## start
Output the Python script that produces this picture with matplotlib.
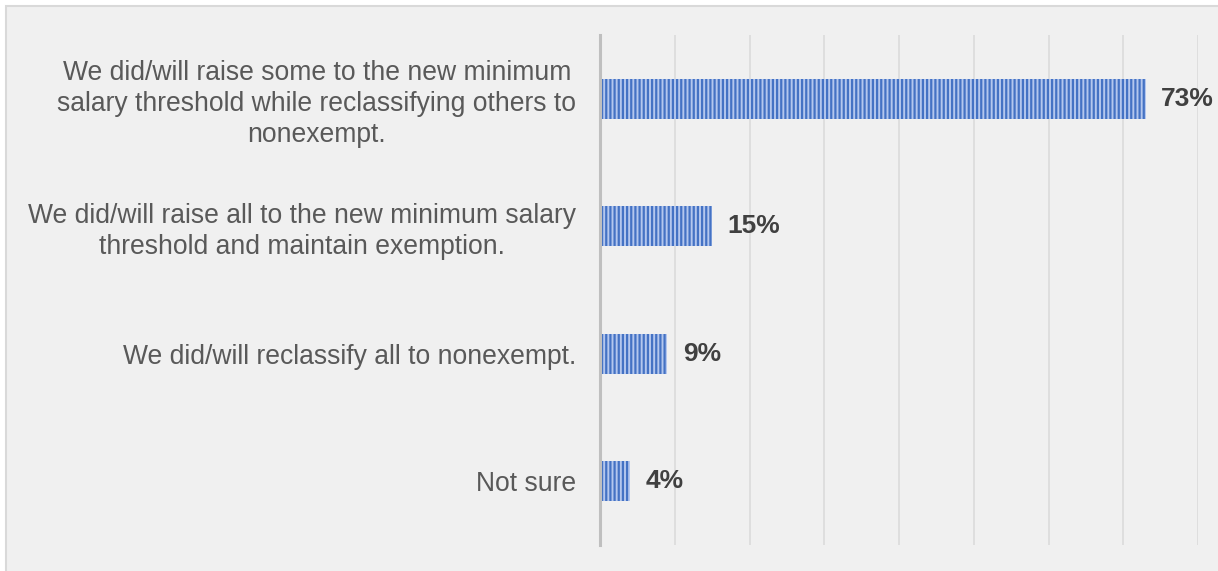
## end
## start
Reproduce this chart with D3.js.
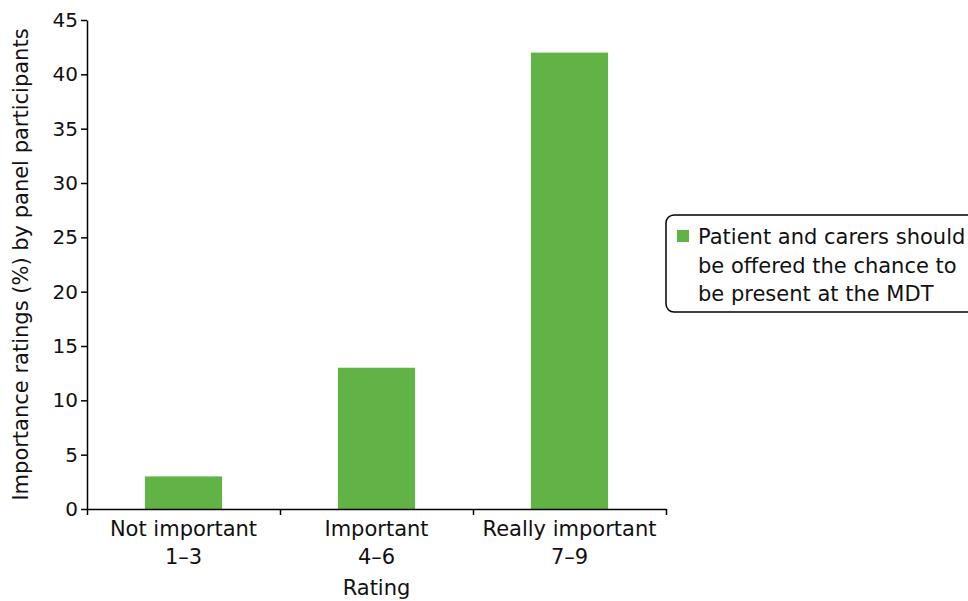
## end
## start
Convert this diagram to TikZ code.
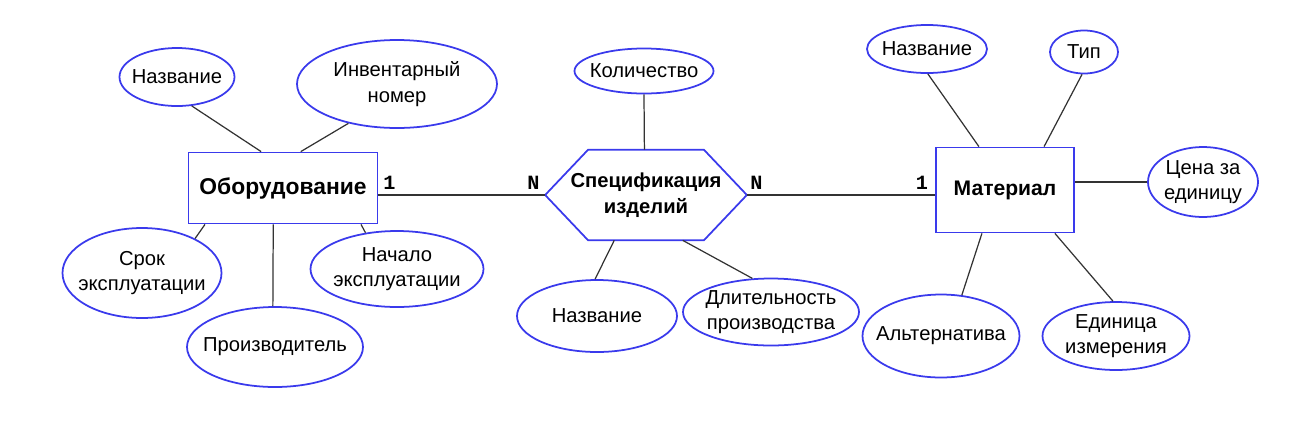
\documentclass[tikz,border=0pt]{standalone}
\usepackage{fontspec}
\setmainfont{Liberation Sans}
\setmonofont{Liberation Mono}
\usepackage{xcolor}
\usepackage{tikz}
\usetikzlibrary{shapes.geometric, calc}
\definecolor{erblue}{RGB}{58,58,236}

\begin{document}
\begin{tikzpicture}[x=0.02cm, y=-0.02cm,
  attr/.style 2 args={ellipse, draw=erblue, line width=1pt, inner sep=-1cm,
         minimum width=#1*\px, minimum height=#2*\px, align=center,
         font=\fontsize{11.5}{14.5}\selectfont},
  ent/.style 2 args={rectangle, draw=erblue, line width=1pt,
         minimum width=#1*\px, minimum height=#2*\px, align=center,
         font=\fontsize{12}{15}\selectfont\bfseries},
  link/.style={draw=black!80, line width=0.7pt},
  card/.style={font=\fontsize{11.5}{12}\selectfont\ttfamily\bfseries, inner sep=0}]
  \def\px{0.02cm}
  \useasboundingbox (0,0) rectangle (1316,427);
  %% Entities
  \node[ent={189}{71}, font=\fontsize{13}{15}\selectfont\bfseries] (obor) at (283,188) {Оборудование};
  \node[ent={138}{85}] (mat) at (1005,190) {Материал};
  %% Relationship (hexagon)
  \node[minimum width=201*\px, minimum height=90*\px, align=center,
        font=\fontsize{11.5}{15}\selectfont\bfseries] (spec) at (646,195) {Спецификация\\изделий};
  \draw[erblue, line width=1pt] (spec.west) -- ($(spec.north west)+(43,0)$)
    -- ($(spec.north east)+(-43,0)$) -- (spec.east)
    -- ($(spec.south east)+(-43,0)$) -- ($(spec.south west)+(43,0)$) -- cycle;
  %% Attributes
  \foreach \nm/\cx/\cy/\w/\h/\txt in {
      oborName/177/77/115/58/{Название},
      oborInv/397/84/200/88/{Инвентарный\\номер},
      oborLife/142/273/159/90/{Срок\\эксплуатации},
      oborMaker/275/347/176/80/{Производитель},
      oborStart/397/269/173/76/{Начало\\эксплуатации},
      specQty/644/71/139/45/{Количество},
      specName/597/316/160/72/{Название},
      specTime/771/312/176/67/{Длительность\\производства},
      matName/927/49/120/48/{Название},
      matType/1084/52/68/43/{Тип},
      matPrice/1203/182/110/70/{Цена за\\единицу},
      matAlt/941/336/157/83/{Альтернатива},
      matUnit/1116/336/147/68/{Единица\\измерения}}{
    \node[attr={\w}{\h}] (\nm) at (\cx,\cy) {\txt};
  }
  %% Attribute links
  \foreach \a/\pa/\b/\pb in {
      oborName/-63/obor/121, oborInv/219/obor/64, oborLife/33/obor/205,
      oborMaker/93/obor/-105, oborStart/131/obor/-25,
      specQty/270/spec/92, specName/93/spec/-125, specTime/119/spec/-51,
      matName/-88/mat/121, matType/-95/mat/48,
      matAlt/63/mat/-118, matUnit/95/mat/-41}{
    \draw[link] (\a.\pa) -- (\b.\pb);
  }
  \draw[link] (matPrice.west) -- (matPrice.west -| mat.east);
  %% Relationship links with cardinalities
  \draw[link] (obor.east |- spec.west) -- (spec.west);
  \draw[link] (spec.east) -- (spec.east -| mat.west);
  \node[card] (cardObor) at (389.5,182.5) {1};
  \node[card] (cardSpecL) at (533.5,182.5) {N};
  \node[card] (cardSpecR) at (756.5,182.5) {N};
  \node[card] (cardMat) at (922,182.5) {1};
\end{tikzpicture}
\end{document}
## end
_Requirement:_ List all lines in the material containing the string "with".

_Exercise output:_
Output the Python script that produces this picture with matplotlib.
Reproduce this chart with D3.js.
  %% Relationship links with cardinalities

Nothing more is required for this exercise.